Stephen Malkmus & The Jicks
Daytrotter Session - Mar 30, 2009
A welcoming and bizarro world of abstraction has been the place that Stephen Malkmus has always painted or yanked us into. It's a place that feels oddly schizophrenic, jabbery, playfully enunciated, randomly punctuated and awkwardly fluid. The Portland native, formerly of the legendary Pavement (a group that only partially gets together at weddings and fuels rumor mills with heresy and conjecture of a potential reunion every other second), is as quirky as any have ever come in the last 20-30 years, writing lyrics that make sense and absolutely do NOT make a lick of sense at all. He's always taken an exploratory approach to the ways that he likes to scrunch and twist his words into gummy-like concoctions, flinging them out - in brilliantly warped configurations and on strange assignments - without many a care as to how they're going to be met out in the world of discerning opinions and flimsy nature. They're just acting. They're playing the parts that he needs them to play. They're meant as references - not too literal and not too figurative - but more the ends to a mean, or the wild impressions of a man who has a mind that operates as an untrained puppy licking, lapping, chasing, scratching, crewing, running, mauling, barking and sleeping all over the place, whenever and however it wants.
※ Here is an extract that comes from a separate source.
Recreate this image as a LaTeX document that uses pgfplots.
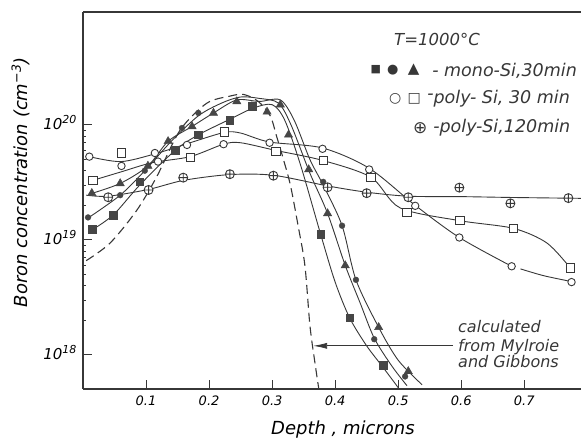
\documentclass[border=0pt]{standalone}
\usepackage{fontspec}
\setmainfont{DejaVu Sans}
\usepackage{pgfplots}
\pgfplotsset{compat=1.18}
\usetikzlibrary{arrows.meta}
\newcommand{\fs}[1]{\fontsize{#1}{#1}\selectfont}
\definecolor{ink}{RGB}{55,55,55}
\definecolor{markfill}{RGB}{70,70,70}
\begin{document}
\begin{tikzpicture}
\begin{axis}[
  at={(83pt,49pt)}, anchor=south west,
  width=498pt, height=377pt, scale only axis,
  xmin=0, xmax=0.79,
  ymode=log, ymin=5.06e17, ymax=9.6e20,
  axis x line=box, axis y line=left,
  axis line style={-, line width=1.1pt, draw=ink},
  xtick={0.1,0.2,0.3,0.4,0.5,0.6,0.7},
  xticklabels={0.1,0.2,0.3,0.4,0.5,0.6,0.7},
  ytick={1e18,1e19,1e20},
  yticklabels={10\raisebox{6pt}{\fs{11}18},10\raisebox{6pt}{\fs{11}19},10\raisebox{6pt}{\fs{11}20}},
  tick pos=left,
  tick align=inside, major tick length=9pt,
  minor tick num=0,
  every tick/.style={line width=0.9pt, draw=ink},
  x tick label style={font=\fs{13}\itshape, yshift=-3pt},
  y tick label style={font=\fs{15}\itshape, anchor=base east, yshift=-5pt, xshift=-3pt},
  xlabel={Depth , microns},
  xlabel style={at={(rel axis cs:0.522,-0.122)}, anchor=base, font=\fs{18}\itshape},
  ylabel={Boron concentration (cm\textsuperscript{−3})},
  ylabel style={at={(rel axis cs:-0.1124,0.548)}, anchor=base, rotate=0, font=\fs{18}\itshape},
  clip mode=individual,
  curve/.style={smooth, line width=0.9pt, draw=ink, mark=none},
  fmark/.style={only marks, draw=markfill, fill=markfill},
  omark/.style={only marks, draw=ink, fill=white, line width=0.9pt},
]
% calculated profile (Mylroie and Gibbons)
\addplot[smooth, line width=1.1pt, draw=ink, dash pattern=on 9pt off 5pt] coordinates {
 (0.005,6.6e18) (0.043,9.4e18) (0.085,1.8e19) (0.117,3.55e19) (0.154,9.0e19)
 (0.196,1.54e20) (0.233,1.78e20) (0.255,1.84e20) (0.278,1.6e20) (0.297,1.2e20)
 (0.307,8.0e19) (0.318,5.0e19) (0.329,3.0e19) (0.341,1.35e19) (0.352,6.0e18)
 (0.360,1.8e18) (0.368,8.5e17) (0.374,5.1e17)};
% mono-Si, 30 min: three fitted curves
\addplot[curve] coordinates {
 (0.012,1.2e19) (0.048,1.65e19) (0.09,3.0e19) (0.146,6.0e19) (0.183,8.2e19)
 (0.233,1.12e20) (0.27,1.4e20) (0.30,1.5e20) (0.32,1.1e20) (0.345,4.5e19)
 (0.377,1.12e19) (0.40,4.3e18) (0.423,2.1e18) (0.45,1.2e18) (0.476,7.8e17) (0.50,5.2e17)};
\addplot[curve] coordinates {
 (0.008,1.55e19) (0.059,2.45e19) (0.098,4.0e19) (0.14,7.2e19) (0.183,1.2e20)
 (0.22,1.55e20) (0.25,1.75e20) (0.28,1.7e20) (0.31,1.55e20) (0.33,1.0e20)
 (0.36,3.8e19) (0.388,1.7e19) (0.416,6.0e18) (0.44,2.8e18) (0.462,1.4e18)
 (0.49,8.0e17) (0.514,5.4e17)};
\addplot[curve] coordinates {
 (0.010,2.5e19) (0.059,3.1e19) (0.103,4.4e19) (0.135,7.2e19) (0.173,9.7e19)
 (0.207,1.27e20) (0.244,1.65e20) (0.28,1.6e20) (0.313,1.65e20) (0.335,1.1e20)
 (0.36,5.0e19) (0.381,3.0e19) (0.411,1.33e19) (0.433,4.5e18) (0.469,1.74e18)
 (0.50,9.0e17) (0.538,5.5e17)};
% poly-Si, 30 min: two fitted curves
\addplot[curve] coordinates {
 (0.010,5.3e19) (0.06,4.8e19) (0.114,5.6e19) (0.17,7.0e19) (0.224,8.6e19)
 (0.25,8.5e19) (0.296,7.1e19) (0.380,6.3e19) (0.454,4.2e19) (0.527,2.0e19)
 (0.597,1.05e19) (0.680,5.9e18)};
\addplot[curve] coordinates {(0.694,5.6e18) (0.73,4.9e18) (0.770,4.4e18)};
\addplot[curve] coordinates {
 (0.016,3.3e19) (0.06,3.9e19) (0.11,4.7e19) (0.17,5.3e19) (0.223,6.8e19)
 (0.25,7.0e19) (0.306,6.0e19) (0.381,4.9e19) (0.457,3.5e19) (0.503,1.9e19)
 (0.598,1.47e19) (0.683,1.26e19) (0.736,9.4e18) (0.773,5.7e18)};
% poly-Si, 120 min
\addplot[curve] coordinates {
 (0.005,2.45e19) (0.04,2.4e19) (0.104,2.75e19) (0.16,3.3e19) (0.233,3.7e19)
 (0.302,3.65e19) (0.388,2.95e19) (0.45,2.6e19) (0.516,2.4e19) (0.6,2.38e19)
 (0.68,2.34e19) (0.79,2.3e19)};
% measured points
\addplot[fmark, mark=square*, mark size=3.8pt] coordinates {
 (0.015,1.24e19) (0.048,1.65e19) (0.090,3.2e19) (0.146,6.0e19) (0.183,8.2e19)
 (0.233,1.10e20) (0.268,1.45e20) (0.377,1.12e19) (0.423,2.1e18) (0.476,8.1e17)};
\addplot[fmark, mark=*, mark size=2.9pt] coordinates {
 (0.008,1.57e19) (0.059,2.45e19) (0.098,4.0e19) (0.157,9.4e19) (0.183,1.27e20)
 (0.268,1.5e20) (0.381,3.2e19) (0.411,1.33e19) (0.433,4.5e18) (0.462,1.37e18) (0.511,6.5e17)};
\addplot[fmark, mark=triangle*, mark size=4.8pt] coordinates {
 (0.014,2.55e19) (0.059,3.1e19) (0.103,4.4e19) (0.135,7.2e19) (0.173,9.7e19)
 (0.207,1.27e20) (0.244,1.6e20) (0.292,1.3e20) (0.313,1.5e20) (0.326,8.2e19)
 (0.358,4.1e19) (0.388,1.7e19) (0.416,6.0e18) (0.469,1.74e18) (0.516,7.2e17)};
\addplot[omark, mark=*, mark size=3.7pt] coordinates {
 (0.010,5.3e19) (0.061,4.4e19) (0.114,5.7e19) (0.119,4.8e19) (0.165,6.7e19)
 (0.223,6.8e19) (0.296,7.0e19) (0.380,6.2e19) (0.454,4.1e19) (0.527,1.98e19)
 (0.597,1.05e19) (0.680,5.9e18) (0.775,4.3e18)};
\addplot[omark, mark=square*, mark size=4.2pt] coordinates {
 (0.016,3.3e19) (0.061,5.7e19) (0.170,5.2e19) (0.224,8.7e19) (0.306,5.9e19)
 (0.381,4.9e19) (0.457,3.5e19) (0.514,1.74e19) (0.598,1.47e19) (0.683,1.26e19) (0.773,5.7e18)};
\addplot[omark, mark=oplus*, mark size=4.5pt] coordinates {
 (0.040,2.35e19) (0.104,2.72e19) (0.159,3.48e19) (0.233,3.73e19) (0.302,3.62e19)
 (0.388,2.87e19) (0.450,2.55e19) (0.516,2.35e19) (0.597,2.85e19) (0.678,2.08e19) (0.770,2.31e19)};
% arrow to calculated curve
\draw[line width=0.8pt, ink, -{Latex[length=14pt,width=6pt]}] (axis cs:0.587,1.2e18) -- (axis cs:0.365,1.2e18);
% annotations
\node[font=\fs{16.5}\itshape, anchor=base, text=ink] at (rel axis cs:0.711,0.912) {T=1000°C};
\node[font=\fs{11}, text=ink] at (rel axis cs:0.588,0.846) {■};
\node[font=\fs{13}, text=ink] at (rel axis cs:0.622,0.846) {●};
\node[font=\fs{15}, text=ink] at (rel axis cs:0.664,0.846) {▲};
\node[font=\fs{17.5}\itshape, anchor=base west, inner sep=0pt, text=ink] at (rel axis cs:0.701,0.830) {- mono-Si,30min};
\node[font=\fs{14}, text=ink] at (rel axis cs:0.627,0.769) {○};
\node[font=\fs{14}, text=ink] at (rel axis cs:0.665,0.769) {□};
\node[font=\fs{17.5}\itshape, anchor=base west, inner sep=0pt, text=ink] at (rel axis cs:0.691,0.756) {\raisebox{4pt}{-}poly- Si, 30 min};
\node[font=\fs{17}, text=ink] at (rel axis cs:0.677,0.692) {⊕};
\node[font=\fs{17.5}\itshape, anchor=base west, inner sep=0pt, text=ink] at (rel axis cs:0.703,0.679) {-poly-Si,120min};
\node[font=\fs{16}\itshape, anchor=base west, inner sep=0pt, text=ink] at (rel axis cs:0.753,0.1485) {calculated};
\node[font=\fs{16}\itshape, anchor=base west, inner sep=0pt, text=ink] at (rel axis cs:0.753,0.1000) {from Mylroie};
\node[font=\fs{16}\itshape, anchor=base west, inner sep=0pt, text=ink] at (rel axis cs:0.753,0.0560) {and Gibbons};
\end{axis}
\pgfresetboundingbox
\path[use as bounding box] (0,0) rectangle (581pt,438pt);
\end{tikzpicture}
\end{document}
Malkmus, with Pavement and with the Jicks - who consist of the great Janet Weiss, Joanna Bolme and Mike Clark, operates with a style all his own, one that refuses to be rudimentary or abide by any kinds of constrictions or follow any kinds of rules that other songwriters do. This is avant garde indie rock and roll and he invented it. What Malkmus does that everyone has always loved is that he still, to this day, refuses to give much of a fuck about convention or lines and songs that have finite interpretations, that can be unscrewed and figured out. They are riddles, written into riddles and for puzzle fiends that are the ultimate kinds of benders, endless hours or bickering and mind jaunts, revealing pieces of a head just letting everything that floats into it, get a little face-time, get a little light of day and letting the pieces just flutter together, essentially a collage of ideas and notes that feel somewhat cohesive. The songs on
Face the Truth
and the latest,
Real Emotional Truth
are as adventurous as they come. They are freakouts and space outs and completely up in the air - splendid imaginings of what it would be like to take the shreds of weed-inspired chatter and actually stammer and contemplate them long enough so that they became art, not just wee hours of the morning nonsense. His chicken scratch and gobbledy goo gets sharp and academic somehow, as if you can believe in much of it, consider it and then make a case for it being the work of someone wiser than the smart asses, even if much of the work is in direct conversation with or a result of the many-splendored things that the dumb asses do. Malkmus writes songs that feel mafia-esque - as if they're filled with nicknames and inside information - that still come off as takes on that lifestyle through the eyes of Steve Miller or someone like him, only with a doctorate degree in pet peeves and idiosyncrasies, as well as a fetish for clever, smirking humor that everyone can get behind.